O escritor incluiu entre seus amigos pessoais um servo de Deus cujo nome é conhecido mundialmente por seu ministério de ensino da Bíblia. Aquele querido homem foi anteriormente o ministro de uma certa igreja. Chegou um momento em que as pessoas responsáveis naquela igreja decidiram adotar políticas e procedimentos que ele acreditava serem bastante contrários aos princípios espirituais. O ministro resistiu a isso por motivos bíblicos. Ele foi forçado a deixar a igreja, e como 'isso não aconteceu em um lugar remoto', foi tomado pela imprensa secular e religiosa, principalmente para sua condenação. Por vários anos nenhuma igreja ou povo quis saber dele. Ele foi condenado ao ostracismo, excluído, isolado e confinado em sua própria casa, ficando - com sua esposa - aos seus últimos centavos. Mas, ele me disse: 'Foi naqueles anos de prisão que consegui me entregar tão completamente à minha Bíblia a ponto de preparar o terreno para os muitos anos subsequentes de ensino mundial da Palavra!' Não havia igreja, por mais importante que fosse, e nenhuma convenção, por maior que fosse, que não o acolhesse (se fossem fiéis à Bíblia), e a universidade da cidade de seu antigo ministério o honrou com um doutorado em divindade.

Nem todos - em sua vida - recebem sua vindicação, mas o princípio é válido que, em tempos de adversidade, Deus prepara e provê o necessário para o tempo que virá.

Assim, Israel foi preservado para os séculos seguintes, apesar da traição dos irmãos; porque José foi para a prisão e ali provou o seu Deus.

Assim, temos os tesouros infinitos do ministério de Paulo durante a prisão em suas cartas. Também temos a riqueza inestimável das visões e escritos de Patmos de João. Para estes não havia nada mais a fazer senão escrever; e a escrita - embora eles não soubessem - seria o alimento dos santos por muitas gerações vindouras.

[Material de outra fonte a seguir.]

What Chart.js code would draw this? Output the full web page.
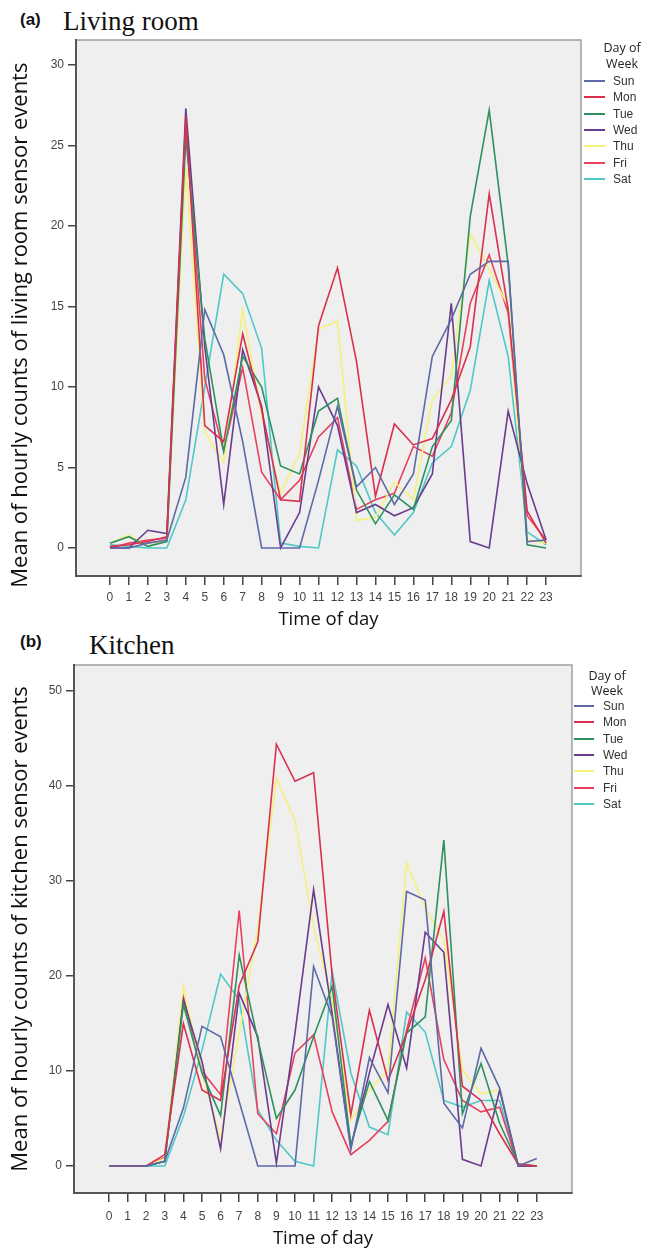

Prisão. Deus só conhece todos os exercícios de um coração ansioso quando encarcerado e limitado por - o que parece ser - a crueldade dos homens ou a adversidade!

Visão. No entanto, esses tempos podem ser tempos de um 'Céu aberto' e muito enriquecimento espiritual.

Provisão. O fruto pode ser vida para muitos em tempos de fome espiritual.